Vivien clutched her stomach. A tide of pain rose and fell, her insides clenched by some awesome fist. The baby was coming. Black spots dazzled her eyes.
Don’t panic.
‘It’s time,’ she groaned. ‘Get Signor Moretti. Quick!’
CHAPTER THIRTY-TWO
Italy, Summer 2016
Vivien remembers it as if it were yesterday: the tightening sensation in her abdomen, the pressure and the promise. Her baby on its way, all those months of waiting and finally here they are, about to meet. The fear and excitement, and, at the heart of it, the certainty that everything will be OK. Her body can do this. It was made to do it.
She hears the girl finish up for the day, the final wheeze of the vacuum cleaner followed by a series of closed cupboards. The girl is so young, so optimistic, with the most interesting part of her life still ahead of her. How must that feel? One day, she might experience the joy that comes from having a child: from keeping, nurturing and loving a child, with no one to wreck it or blow it away. A girl like her has never known what it is to lose – not to misplace or squander, but to lose, absolutely and irretrievably, to have something snatched away like a ghost in the night, what should have been hers forever. The thing Vivien has lost is solid still in her arms, an invisible weight she recalls as precisely as if she were carrying a basket, right in this moment, and looking down at the bundle within. His cheeks, so red, and his little pink nose…
Ti
me heals all wounds, except this one. She thinks of him every day, every minute. Over the years the pain has dulled, but perhaps it is worse for that. She used to be able to feel it; it used to hurt. Now it nags and sighs, a ceaseless ache. Like her child, her pain is preserved, a fossil in a jar: an insect suspended in amber.
Downstairs, a door opens and shuts. Vivien goes to the window. Light is seeping out of the day and the sky is a brushstroke of orange, white crests chasing each other on a blue sea. She hears the girl’s footsteps, watches her walk past the fountain and keep on walking, until she vanishes down the drive out of sight. Oh, to walk out of here, to be able to leave. The fountain looks back, that horrid unseeing eye, its lens stagnant and its belly full. Bulldoze it, Adalina has told her. Get rid of it. Why do you want it staring you in the face every day? She cannot. It’s all she has left.

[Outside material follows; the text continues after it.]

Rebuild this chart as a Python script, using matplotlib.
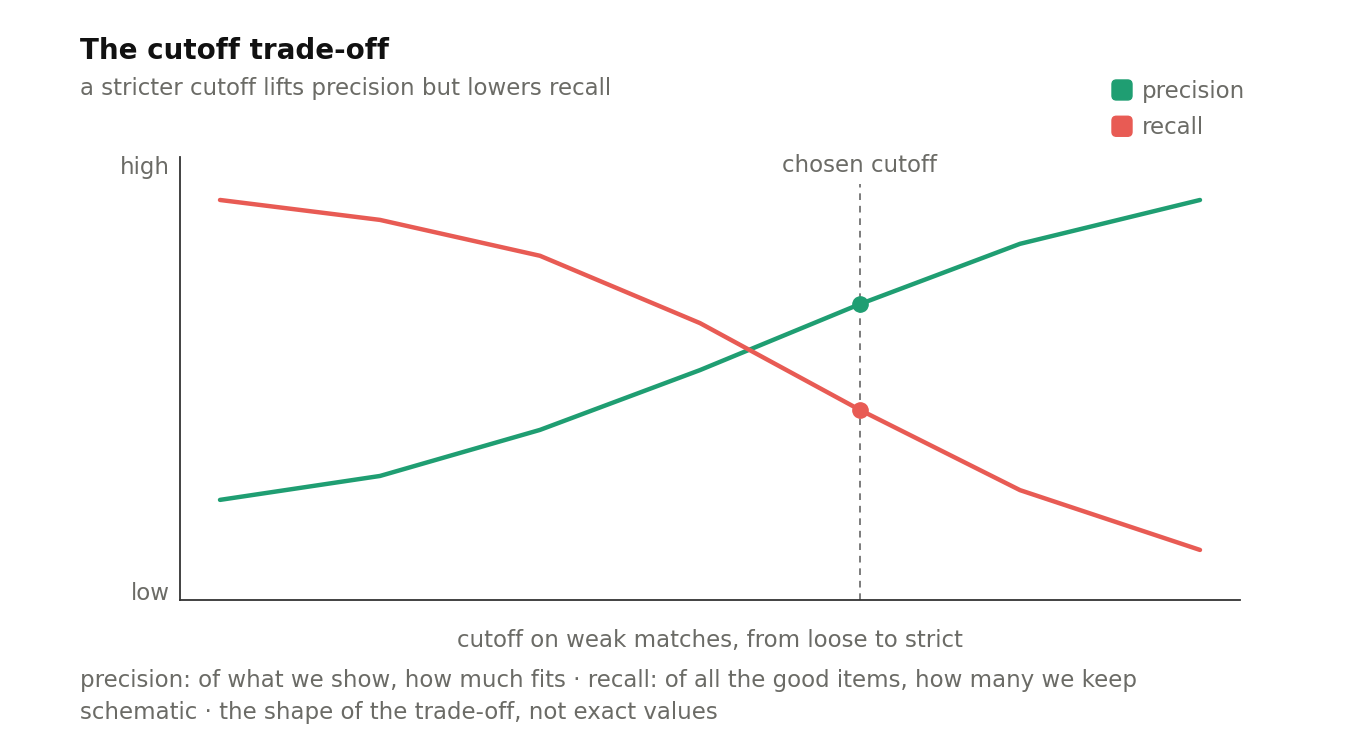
import matplotlib.pyplot as plt
from matplotlib.patches import FancyBboxPatch
from matplotlib.legend_handler import HandlerPatch

# schematic values (0 = low, 1 = high)
cutoff = [0, 1, 2, 3, 4, 5, 6.125]
precision = [0.226, 0.280, 0.384, 0.519, 0.668, 0.804, 0.903]
recall = [0.903, 0.858, 0.777, 0.625, 0.429, 0.248, 0.113]
chosen = 4

green = '#1f9e72'
red = '#e85b54'
grey = '#6b6b66'
ink = '#333333'
fs = 16.5

plt.rcParams['font.family'] = ['DejaVu Sans']

fig = plt.figure(figsize=(13.6, 7.36), dpi=100)
ax = fig.add_axes([180/1360, 1-600/736, 1060/1360, 443/736])

ax.plot(cutoff, precision, color=green, lw=3.2, solid_capstyle='round', label='precision')
ax.plot(cutoff, recall, color=red, lw=3.2, solid_capstyle='round', label='recall')

i = cutoff.index(chosen)
ax.plot(chosen, precision[i], 'o', color=green, ms=11)
ax.plot(chosen, recall[i], 'o', color=red, ms=11)
ax.plot([chosen, chosen], [0, 0.94], color='#666666', lw=1.2, ls=(0, (4, 3.5)), zorder=1)
ax.text(chosen, 0.980, 'chosen cutoff', ha='center', va='center', fontsize=fs, color=grey)

ax.set_xlim(-0.25, 6.375)
ax.set_ylim(0, 1)
ax.set_xticks([])
ax.set_yticks([])
for s in ['top', 'right']:
    ax.spines[s].set_visible(False)
for s in ['left', 'bottom']:
    ax.spines[s].set_color(ink)
    ax.spines[s].set_linewidth(1.3)

ax.text(-0.010, 0.977, 'high', transform=ax.transAxes, ha='right', va='center', fontsize=fs, color=grey)
ax.text(-0.010, 0.0155, 'low', transform=ax.transAxes, ha='right', va='center', fontsize=fs, color=grey)
ax.set_xlabel('cutoff on weak matches, from loose to strict', fontsize=fs, color=grey, labelpad=21)

fig.text(80/1360, 1-51/736, 'The cutoff trade-off', fontsize=20, fontweight='bold', color='#111111', va='center')
fig.text(80/1360, 1-89/736, 'a stricter cutoff lifts precision but lowers recall', fontsize=fs, color=grey, va='center')
fig.text(80/1360, 1-681/736, 'precision: of what we show, how much fits \u00b7 recall: of all the good items, how many we keep',
         fontsize=fs, color=grey, va='center')
fig.text(80/1360, 1-713/736, 'schematic \u00b7 the shape of the trade-off, not exact values',
         fontsize=fs, color=grey, va='center')


def rounded_square(legend, orig_handle, xdescent, ydescent, width, height, fontsize):
    s = 20 * 72 / 100
    return FancyBboxPatch((0, -ydescent + (height - s) / 2), s, s,
                          boxstyle='round,pad=0,rounding_size=%f' % (s * 0.22))


handles = [FancyBboxPatch((0, 0), 1, 1, color=green), FancyBboxPatch((0, 0), 1, 1, color=red)]
leg = fig.legend(handles, ['precision', 'recall'], loc='upper left', bbox_to_anchor=(1112/1360, 1-80/736),
                 frameon=False, fontsize=fs, handlelength=0.87, handletextpad=0.43, labelspacing=0.58,
                 borderpad=0, borderaxespad=0,
                 handler_map={FancyBboxPatch: HandlerPatch(patch_func=rounded_square)})
for t in leg.get_texts():
    t.set_color(grey)

fig.savefig('out.png', dpi=100, facecolor='white')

It’s why she cannot let it run dry. Each week, the containers are filled and the water poured into the stone. Adalina used to question it, but she doesn’t any more.
A knock at her bedroom: ‘Signora, your pills?’
Vivien blinks: the maid’s voice is a whisper on the wind. She turns.
Adalina sweeps in and sets out the stall, just as she has for years. Admittedly, there are more these days, bottle after bottle after bottle. Vivien watches her shake the tablets out and count them on her palm, before setting them straight on the wooden side table, a perfect concoction. On cue, Vivien starts to cough. Damn! The cough is bad, hacking and dry, like ants swarming in an unreachable part of her throat. Always when Adalina is here, prompting the maid to fuss and fret. ‘I’m fine,’ Vivien croaks, which only makes it worse, and she has to turn her back to cough into a ball of tissue, and when she pulls it away from her mouth she sees those tiny specks of blood. Quickly, she stuffs the tissue into the pocket of her robe. ‘I’m fine.’
‘Do you need anything else, signora?’
Adalina’s expectant face, always so ready to please, reminds her of the nurses that day at the hospital. They had been kind to her, ushering her into a private room and she had gripped the midwives’ hands as she gave birth to her baby; it was possible to excavate their soothing assurances from the deep pool of memory, as comforting to her now as a mother’s hand across a fevered brow. She hadn’t wanted Gio with her – a man’s place was outside. She doesn’t know if he ever forgave her for that. He thought her reasons were personal: their fight had banished him in the cold. Had he been right? It had been a buried punishment, muffled beneath a preference that need never be justified. You denied me the birth of my son. Or so he said.